Local restaurant gets by with a little help from its friends

Imagine fine French cuisine being served at Cheers. That’s how I feel about Pierre’s Bistro,” said regular Paul Austin. “Most evenings, all of the wine bar patrons are engaged together in a friendly, social conversation.”

Pierre’s Bistro has been in business for 12 years at the corner of 50th & Penn. The restaurant has succeeded with good food and word-of-mouth advertising. But the combination of a struggling economy and protracted road construction on every surrounding major road — I-35W, Crosstown and Penn — is hurting many area small businesses.

A group of loyal customers got together to figure out what they could do to help. “Our idea was to create a sign that would attract more attention than the ‘for rent’ sign in the windows of the recently-failed business on the corner,” said customer Tom Beckfeld. “We made a sidewalk sign to remind people of Pierre’s, and to promote the rack of lamb, it’s the best in town.”

After delivering the sign, Tom and friends dined at several tables pushed together on the sidewalk. David Day said he comes for the Kronenbourg 1664, a lager from a French brewery founded the year of its name. To order it, ask for Seize Soixante Quatre (pronounced say-swah-sohn-cot.) An unabashed Francophile, he also comes for the traditional pâté with the Amora Moutarde de Dijon Fine et Forte —a good strong Dijon mustard. After desserts of Charlotte Au Framboises and crème brûlée, the festive troupe asked to see the sous-chef, Adriana Surmak, and gave her a round of applause.

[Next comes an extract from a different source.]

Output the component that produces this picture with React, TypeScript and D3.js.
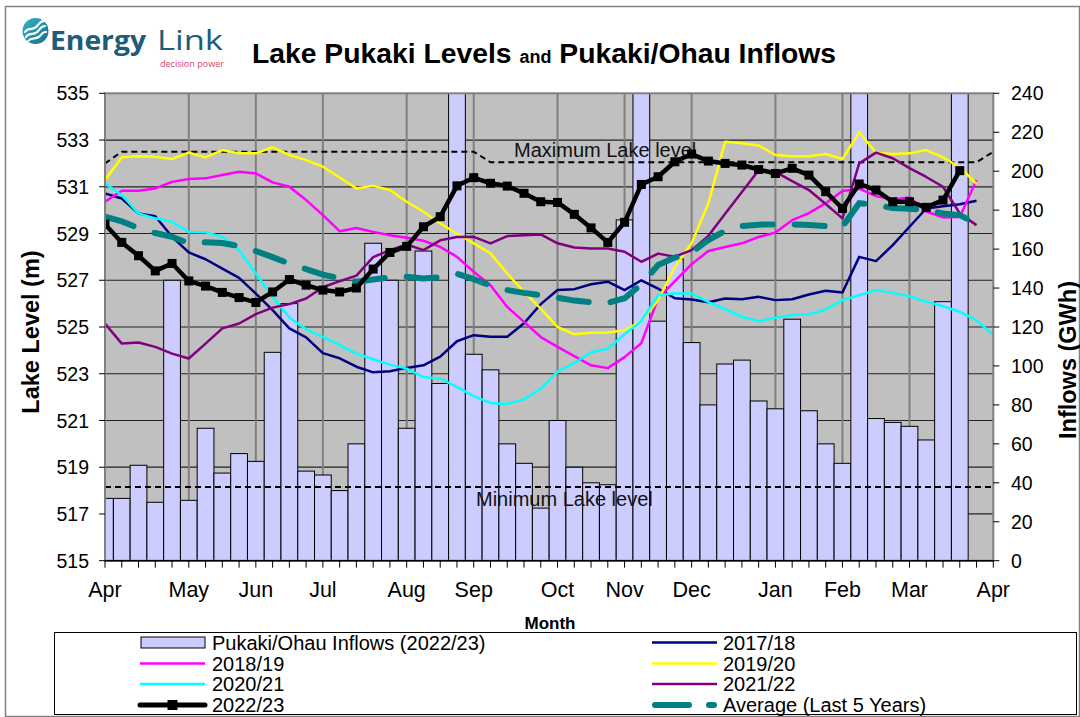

Mark and Cara Belisle met Pierre and his wife Kristin at their annual pilgrimage to Sturgis. They frequently make the one-hour trip from Rochester, and are promoting it to others in their Harley owners group as a destination. “Pierre’s is very quaint, just a real gem,” said Cara. “I would be here every day for the creative salads if I lived nearby.”

Local politicos Judy Blaseg, Kari Dziedzic and Nikki Carlson shared paella, steak frites and a bottle of Côtes du Rhône at the bar. They are planning several events to boost Pierre’s business over the summer. “Either the outdoor patio or the private room by the wine cellar are great for events of 25–30 people,” Judy explained.

Another customer, local faux painting artist Bob Newell, was there with his partner Joe discussing ideas to update the colors and lighting in the wine bar, to make a more brasserie-like ambiance.

The owner, Pierre Gardien, was formerly executive chef at the Sofitel restaurants La Terrasse and Chez Colette. Born in Dijon, France, he began his career at the age of 14 as an apprentice in a restaurant in the French Alps. “It was called Peter Pan, because the farm where it was located harbored Jewish children during WWII, and many of those children returned for years and years to visit it.” He said it was a good experience. “I learned not only about food, but about hospitality. People who come to my restaurant are welcome and honored guests.” During Gardien’s tenure at Sofitel, it earned its first Four Diamond award.

“Stop in and try it,” urged patrons Laura Nolen and Roz Sampson. “Once you brave the road construction, there is free parking, incredible food, and not just friendly service, but friendly customers too.”

Pierre’s regular Annamarie Ferguson, a vegetarian, recommends the Mushroom Tart and Artichoke au Gratin.